[Begin]
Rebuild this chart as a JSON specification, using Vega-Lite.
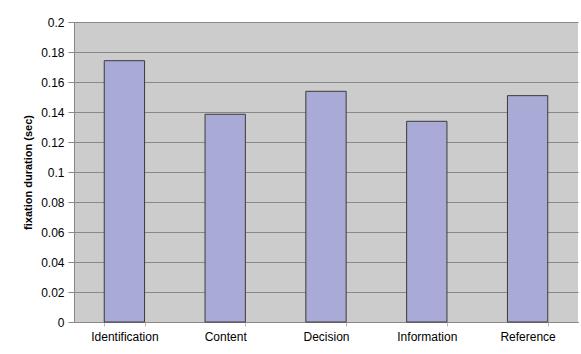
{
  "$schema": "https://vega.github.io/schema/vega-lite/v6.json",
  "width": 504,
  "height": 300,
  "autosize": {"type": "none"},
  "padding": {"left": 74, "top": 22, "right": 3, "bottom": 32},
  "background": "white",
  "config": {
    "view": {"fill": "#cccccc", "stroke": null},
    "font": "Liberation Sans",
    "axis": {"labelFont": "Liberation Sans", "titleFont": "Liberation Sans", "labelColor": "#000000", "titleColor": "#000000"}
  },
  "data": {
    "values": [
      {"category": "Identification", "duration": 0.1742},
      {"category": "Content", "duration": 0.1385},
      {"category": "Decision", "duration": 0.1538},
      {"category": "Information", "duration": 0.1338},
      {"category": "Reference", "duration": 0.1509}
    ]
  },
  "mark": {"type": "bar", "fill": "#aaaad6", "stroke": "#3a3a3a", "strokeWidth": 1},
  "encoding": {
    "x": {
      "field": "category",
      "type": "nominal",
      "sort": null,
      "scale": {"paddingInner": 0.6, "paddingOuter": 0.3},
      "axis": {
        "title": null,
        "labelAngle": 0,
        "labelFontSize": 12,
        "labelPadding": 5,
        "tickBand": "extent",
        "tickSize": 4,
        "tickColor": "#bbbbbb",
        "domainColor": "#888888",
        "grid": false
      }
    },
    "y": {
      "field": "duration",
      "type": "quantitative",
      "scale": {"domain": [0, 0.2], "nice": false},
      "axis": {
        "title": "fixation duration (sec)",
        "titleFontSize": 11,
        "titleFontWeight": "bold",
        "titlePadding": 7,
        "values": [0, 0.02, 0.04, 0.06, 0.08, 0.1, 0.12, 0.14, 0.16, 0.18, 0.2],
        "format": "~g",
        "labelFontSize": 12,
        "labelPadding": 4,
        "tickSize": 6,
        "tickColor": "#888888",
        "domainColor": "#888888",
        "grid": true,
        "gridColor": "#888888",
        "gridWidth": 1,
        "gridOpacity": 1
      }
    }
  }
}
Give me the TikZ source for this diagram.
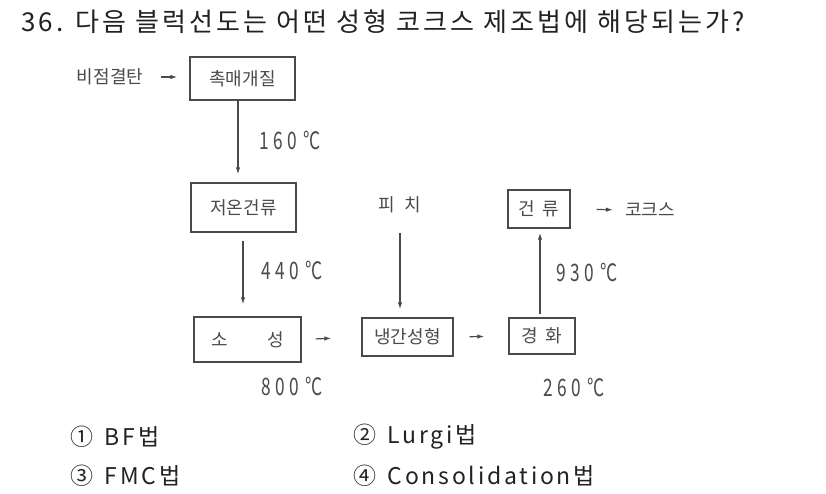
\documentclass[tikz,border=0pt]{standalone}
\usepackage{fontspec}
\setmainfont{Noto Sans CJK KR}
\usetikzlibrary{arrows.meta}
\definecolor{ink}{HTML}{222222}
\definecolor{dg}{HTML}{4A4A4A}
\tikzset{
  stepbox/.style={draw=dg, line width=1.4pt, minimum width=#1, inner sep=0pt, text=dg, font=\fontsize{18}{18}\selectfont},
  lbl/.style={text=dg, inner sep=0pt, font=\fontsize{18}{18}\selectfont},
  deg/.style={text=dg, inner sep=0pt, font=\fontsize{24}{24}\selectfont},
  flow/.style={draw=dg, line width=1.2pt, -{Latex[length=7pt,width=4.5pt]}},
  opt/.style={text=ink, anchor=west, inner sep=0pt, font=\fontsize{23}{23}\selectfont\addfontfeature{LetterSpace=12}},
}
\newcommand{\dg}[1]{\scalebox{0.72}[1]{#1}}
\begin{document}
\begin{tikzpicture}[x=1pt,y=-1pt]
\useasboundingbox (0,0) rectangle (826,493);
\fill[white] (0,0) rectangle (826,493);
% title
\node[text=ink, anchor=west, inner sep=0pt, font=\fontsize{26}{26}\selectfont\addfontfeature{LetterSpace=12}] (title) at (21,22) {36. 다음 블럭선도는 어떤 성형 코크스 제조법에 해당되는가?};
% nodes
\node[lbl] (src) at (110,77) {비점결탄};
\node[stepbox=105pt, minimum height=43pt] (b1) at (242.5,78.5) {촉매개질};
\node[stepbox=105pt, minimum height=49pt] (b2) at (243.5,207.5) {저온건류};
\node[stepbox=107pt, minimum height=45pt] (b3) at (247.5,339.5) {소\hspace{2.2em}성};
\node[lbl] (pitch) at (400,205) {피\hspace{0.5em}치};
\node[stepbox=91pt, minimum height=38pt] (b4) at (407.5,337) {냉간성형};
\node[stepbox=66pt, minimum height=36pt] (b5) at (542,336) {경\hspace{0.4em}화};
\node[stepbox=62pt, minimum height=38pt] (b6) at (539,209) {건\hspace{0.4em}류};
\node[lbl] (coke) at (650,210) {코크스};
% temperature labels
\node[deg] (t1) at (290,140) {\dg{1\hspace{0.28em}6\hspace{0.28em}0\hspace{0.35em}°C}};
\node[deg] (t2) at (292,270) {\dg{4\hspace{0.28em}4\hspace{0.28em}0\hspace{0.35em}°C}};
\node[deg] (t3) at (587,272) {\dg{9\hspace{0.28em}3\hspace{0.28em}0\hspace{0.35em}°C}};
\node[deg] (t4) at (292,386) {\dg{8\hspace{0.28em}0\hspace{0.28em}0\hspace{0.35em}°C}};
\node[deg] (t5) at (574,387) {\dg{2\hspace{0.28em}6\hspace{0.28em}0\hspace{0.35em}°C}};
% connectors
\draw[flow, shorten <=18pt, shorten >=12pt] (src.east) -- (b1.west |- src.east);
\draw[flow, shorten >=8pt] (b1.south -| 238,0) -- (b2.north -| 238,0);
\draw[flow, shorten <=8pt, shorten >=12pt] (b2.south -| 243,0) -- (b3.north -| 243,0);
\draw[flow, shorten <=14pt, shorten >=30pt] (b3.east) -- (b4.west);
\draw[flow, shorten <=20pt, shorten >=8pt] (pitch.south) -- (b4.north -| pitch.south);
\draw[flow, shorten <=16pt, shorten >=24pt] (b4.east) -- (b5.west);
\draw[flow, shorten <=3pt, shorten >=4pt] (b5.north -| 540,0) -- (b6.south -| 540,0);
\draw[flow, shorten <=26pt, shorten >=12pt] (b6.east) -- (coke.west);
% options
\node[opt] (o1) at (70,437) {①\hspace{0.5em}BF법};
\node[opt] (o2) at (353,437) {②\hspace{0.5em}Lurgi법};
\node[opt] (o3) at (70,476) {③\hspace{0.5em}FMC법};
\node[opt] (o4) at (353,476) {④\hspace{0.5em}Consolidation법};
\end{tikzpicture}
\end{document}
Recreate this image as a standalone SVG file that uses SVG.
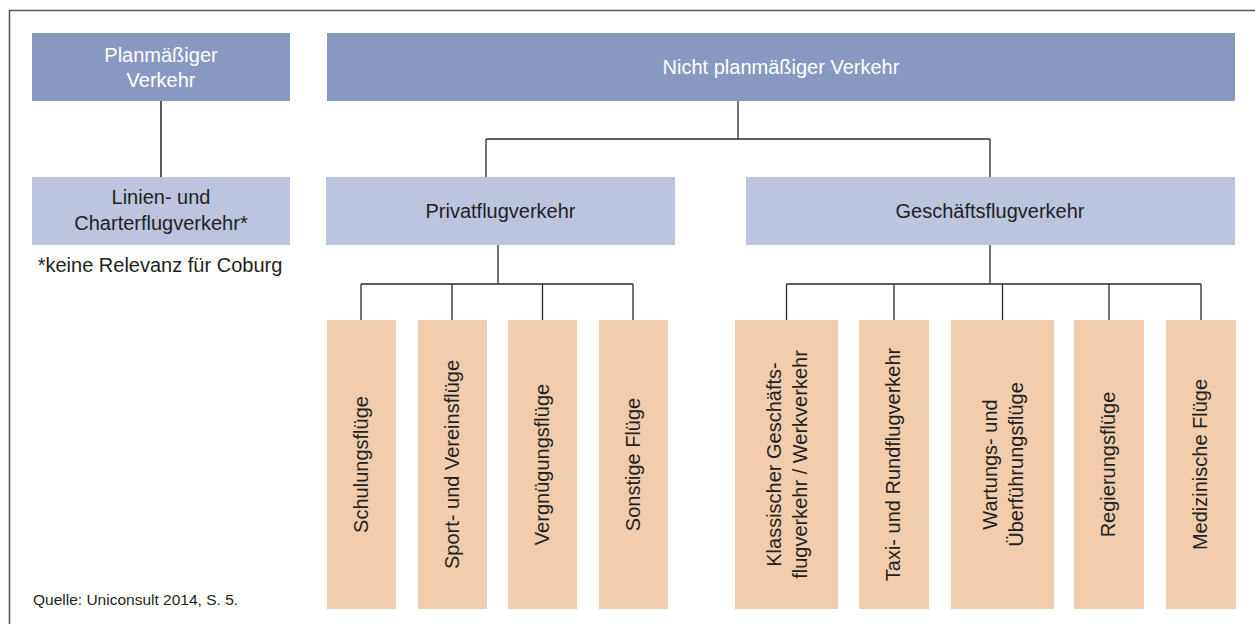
[End]
Repeat every record precisely. Any picture among them stays out of the copy.

Rebuild this chart as a JSON specification, using Vega-Lite.
{
  "$schema": "https://vega.github.io/schema/vega-lite/v6.json",
  "width": 504,
  "height": 300,
  "autosize": {"type": "none"},
  "padding": {"left": 74, "top": 22, "right": 3, "bottom": 32},
  "background": "white",
  "config": {
    "view": {"fill": "#cccccc", "stroke": null},
    "font": "Liberation Sans",
    "axis": {"labelFont": "Liberation Sans", "titleFont": "Liberation Sans", "labelColor": "#000000", "titleColor": "#000000"}
  },
  "data": {
    "values": [
      {"category": "Identification", "duration": 0.1742},
      {"category": "Content", "duration": 0.1385},
      {"category": "Decision", "duration": 0.1538},
      {"category": "Information", "duration": 0.1338},
      {"category": "Reference", "duration": 0.1509}
    ]
  },
  "mark": {"type": "bar", "fill": "#aaaad6", "stroke": "#3a3a3a", "strokeWidth": 1},
  "encoding": {
    "x": {
      "field": "category",
      "type": "nominal",
      "sort": null,
      "scale": {"paddingInner": 0.6, "paddingOuter": 0.3},
      "axis": {
        "title": null,
        "labelAngle": 0,
        "labelFontSize": 12,
        "labelPadding": 5,
        "tickBand": "extent",
        "tickSize": 4,
        "tickColor": "#bbbbbb",
        "domainColor": "#888888",
        "grid": false
      }
    },
    "y": {
      "field": "duration",
      "type": "quantitative",
      "scale": {"domain": [0, 0.2], "nice": false},
      "axis": {
        "title": "fixation duration (sec)",
        "titleFontSize": 11,
        "titleFontWeight": "bold",
        "titlePadding": 7,
        "values": [0, 0.02, 0.04, 0.06, 0.08, 0.1, 0.12, 0.14, 0.16, 0.18, 0.2],
        "format": "~g",
        "labelFontSize": 12,
        "labelPadding": 4,
        "tickSize": 6,
        "tickColor": "#888888",
        "domainColor": "#888888",
        "grid": true,
        "gridColor": "#888888",
        "gridWidth": 1,
        "gridOpacity": 1
      }
    }
  }
}
Give me the TikZ source for this diagram.
\documentclass[tikz,border=0pt]{standalone}
\usepackage{fontspec}
\setmainfont{Noto Sans CJK KR}
\usetikzlibrary{arrows.meta}
\definecolor{ink}{HTML}{222222}
\definecolor{dg}{HTML}{4A4A4A}
\tikzset{
  stepbox/.style={draw=dg, line width=1.4pt, minimum width=#1, inner sep=0pt, text=dg, font=\fontsize{18}{18}\selectfont},
  lbl/.style={text=dg, inner sep=0pt, font=\fontsize{18}{18}\selectfont},
  deg/.style={text=dg, inner sep=0pt, font=\fontsize{24}{24}\selectfont},
  flow/.style={draw=dg, line width=1.2pt, -{Latex[length=7pt,width=4.5pt]}},
  opt/.style={text=ink, anchor=west, inner sep=0pt, font=\fontsize{23}{23}\selectfont\addfontfeature{LetterSpace=12}},
}
\newcommand{\dg}[1]{\scalebox{0.72}[1]{#1}}
\begin{document}
\begin{tikzpicture}[x=1pt,y=-1pt]
\useasboundingbox (0,0) rectangle (826,493);
\fill[white] (0,0) rectangle (826,493);
% title
\node[text=ink, anchor=west, inner sep=0pt, font=\fontsize{26}{26}\selectfont\addfontfeature{LetterSpace=12}] (title) at (21,22) {36. 다음 블럭선도는 어떤 성형 코크스 제조법에 해당되는가?};
% nodes
\node[lbl] (src) at (110,77) {비점결탄};
\node[stepbox=105pt, minimum height=43pt] (b1) at (242.5,78.5) {촉매개질};
\node[stepbox=105pt, minimum height=49pt] (b2) at (243.5,207.5) {저온건류};
\node[stepbox=107pt, minimum height=45pt] (b3) at (247.5,339.5) {소\hspace{2.2em}성};
\node[lbl] (pitch) at (400,205) {피\hspace{0.5em}치};
\node[stepbox=91pt, minimum height=38pt] (b4) at (407.5,337) {냉간성형};
\node[stepbox=66pt, minimum height=36pt] (b5) at (542,336) {경\hspace{0.4em}화};
\node[stepbox=62pt, minimum height=38pt] (b6) at (539,209) {건\hspace{0.4em}류};
\node[lbl] (coke) at (650,210) {코크스};
% temperature labels
\node[deg] (t1) at (290,140) {\dg{1\hspace{0.28em}6\hspace{0.28em}0\hspace{0.35em}°C}};
\node[deg] (t2) at (292,270) {\dg{4\hspace{0.28em}4\hspace{0.28em}0\hspace{0.35em}°C}};
\node[deg] (t3) at (587,272) {\dg{9\hspace{0.28em}3\hspace{0.28em}0\hspace{0.35em}°C}};
\node[deg] (t4) at (292,386) {\dg{8\hspace{0.28em}0\hspace{0.28em}0\hspace{0.35em}°C}};
\node[deg] (t5) at (574,387) {\dg{2\hspace{0.28em}6\hspace{0.28em}0\hspace{0.35em}°C}};
% connectors
\draw[flow, shorten <=18pt, shorten >=12pt] (src.east) -- (b1.west |- src.east);
\draw[flow, shorten >=8pt] (b1.south -| 238,0) -- (b2.north -| 238,0);
\draw[flow, shorten <=8pt, shorten >=12pt] (b2.south -| 243,0) -- (b3.north -| 243,0);
\draw[flow, shorten <=14pt, shorten >=30pt] (b3.east) -- (b4.west);
\draw[flow, shorten <=20pt, shorten >=8pt] (pitch.south) -- (b4.north -| pitch.south);
\draw[flow, shorten <=16pt, shorten >=24pt] (b4.east) -- (b5.west);
\draw[flow, shorten <=3pt, shorten >=4pt] (b5.north -| 540,0) -- (b6.south -| 540,0);
\draw[flow, shorten <=26pt, shorten >=12pt] (b6.east) -- (coke.west);
% options
\node[opt] (o1) at (70,437) {①\hspace{0.5em}BF법};
\node[opt] (o2) at (353,437) {②\hspace{0.5em}Lurgi법};
\node[opt] (o3) at (70,476) {③\hspace{0.5em}FMC법};
\node[opt] (o4) at (353,476) {④\hspace{0.5em}Consolidation법};
\end{tikzpicture}
\end{document}
Recreate this image as a standalone SVG file that uses SVG.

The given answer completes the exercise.